[ 2013.12.13 ]トーチカのイベント
ここに並んでいるのは、同じ町内の平田栄三郎さん(89歳)が、世界中を旅して集めてこられた民芸である。民芸とは、民衆的工芸の略で、日々の暮らしの必要から生まれた手仕事のことをいう。
平田さんが民芸に目覚めたのは、戦後の何も無い時代に、月刊誌「民芸」を読んだのがきっかけだった。中でも陶器の美しさに魅かれて、全国各地の窯元を訪ねるようになる。民芸好きが人の目にとまり、昭和40年頃、通産省が行っていた世界の民芸事情の調査に参加。約5年間、世界各地の民芸館、手仕事場、美術館を廻るうちに、すっかり民芸の虜になってしまったという。
先月、これまでの50年を振り返り、心に残る民芸品や、バーナード・リーチや濱田庄司との出会いなどを、当時詠んだ短歌と一緒に、一冊の本にまとめられた。タイトルは『モナリザに逢う』。写真はすべてご自身の撮影で、民芸の貴重な資料である。
自分はもう十分手元に置いて楽しんだから、次の人に手渡したいと言われて、破格の安さでの提供である。

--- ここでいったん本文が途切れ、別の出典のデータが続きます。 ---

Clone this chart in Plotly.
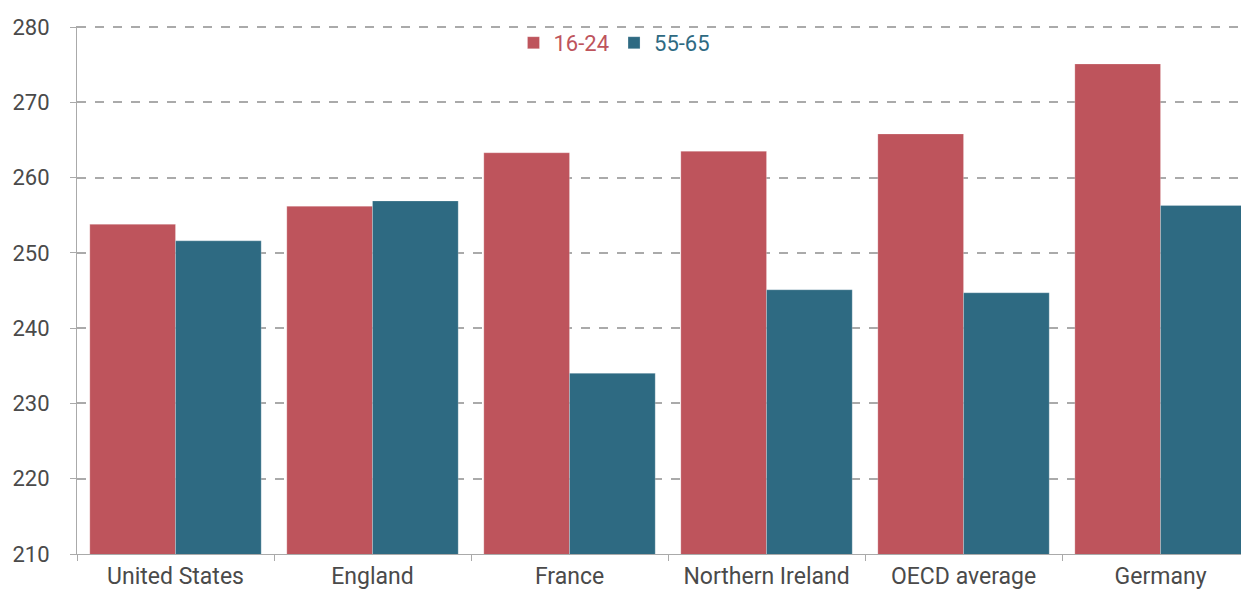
import plotly.graph_objects as go

categories = ["United States", "England", "France", "Northern Ireland", "OECD average", "Germany"]
age_16_24 = [253.8, 256.2, 263.3, 263.5, 265.8, 275.1]
age_55_65 = [251.6, 256.9, 234.0, 245.1, 244.7, 256.3]
y_ticks = [210, 220, 230, 240, 250, 260, 270, 280]

RED = "#BE545C"
BLUE = "#2E6A82"
TEXT = "#4a4a4a"

fig = go.Figure()
fig.add_trace(go.Bar(x=categories, y=age_16_24,
                     name=f"<span style='color:{RED}'>16-24</span>",
                     marker=dict(color=RED, line=dict(color="rgba(255,255,255,0.4)", width=0.6))))
fig.add_trace(go.Bar(x=categories, y=age_55_65,
                     name=f"<span style='color:{BLUE}'>55-65</span>",
                     marker=dict(color=BLUE, line=dict(color="rgba(255,255,255,0.4)", width=0.6))))

fig.update_layout(
    width=1241, height=584,
    margin=dict(l=69, r=0, t=18, b=38, autoexpand=False),
    barmode="group", bargap=0.13, bargroupgap=0,
    plot_bgcolor="white", paper_bgcolor="white",
    font=dict(family="Roboto", size=22, color=TEXT),
    showlegend=True,
    legend=dict(orientation="h", x=0.4586, xanchor="center", y=0.968, yanchor="middle",
                font=dict(size=22), itemwidth=30, bgcolor="rgba(0,0,0,0)",
                traceorder="normal"),
    xaxis=dict(type="category", range=[-0.5, 5.449], tickson="boundaries",
               ticks="outside", ticklen=6, tickcolor="#aaaaaa", ticklabelstandoff=1,
               showline=True, linecolor="#aaaaaa", linewidth=1,
               showgrid=False, tickfont=dict(family="Roboto", size=23, color=TEXT)),
    yaxis=dict(range=[210, 280.14], tickvals=y_ticks, ticks="outside", ticklen=6,
               tickcolor="#aaaaaa", showline=True, linecolor="#aaaaaa", linewidth=1,
               ticklabelstandoff=16,
               showgrid=True, gridcolor="#aaaaaa", griddash="dash", gridwidth=2,
               zeroline=False, tickfont=dict(family="Roboto", size=22, color=TEXT)),
)

fig.write_html("out.html")
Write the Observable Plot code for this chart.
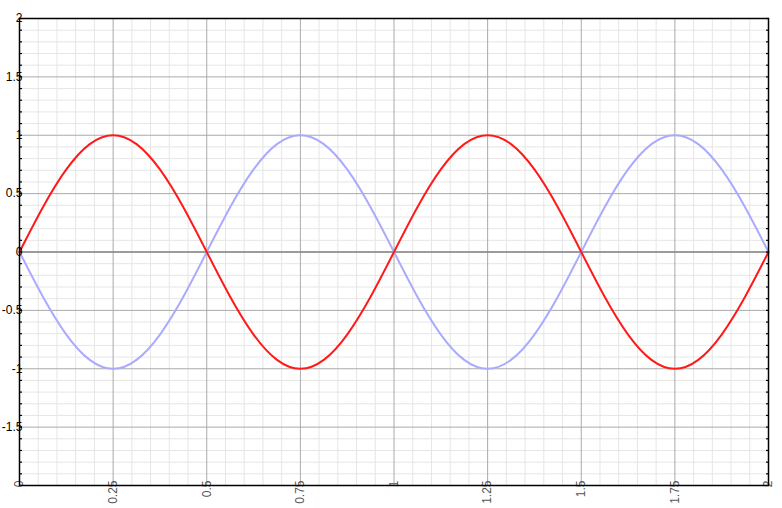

「町内の皆さんに喜んでもらいたいから、タダでもいいけど、タダにすると粗末にされるので、一応、値段をつけました」という程度である。
買ってくださった方には、くじ引きでもれなく当たるプレゼントを用意してくださった。どなたも、買われたものよりいい品物を当てて、「いいのかしら」と恐縮しながらも、喜んで持って帰られた。平田さんはずっと、嬉しそうだった。
町内の皆さんをはじめ、いろんな人が来られて、お茶を飲み、民芸を手に取りながら話をして、帰っていかれた。二日目の夕方、平田さんはさすがに少し疲れられて、 「今年が最後かな」とおっしゃった。
平田さん、お疲れさまでした。また来年、もう少しいい気候の頃にやりましょう。 ありがとうございました。楽しかったです。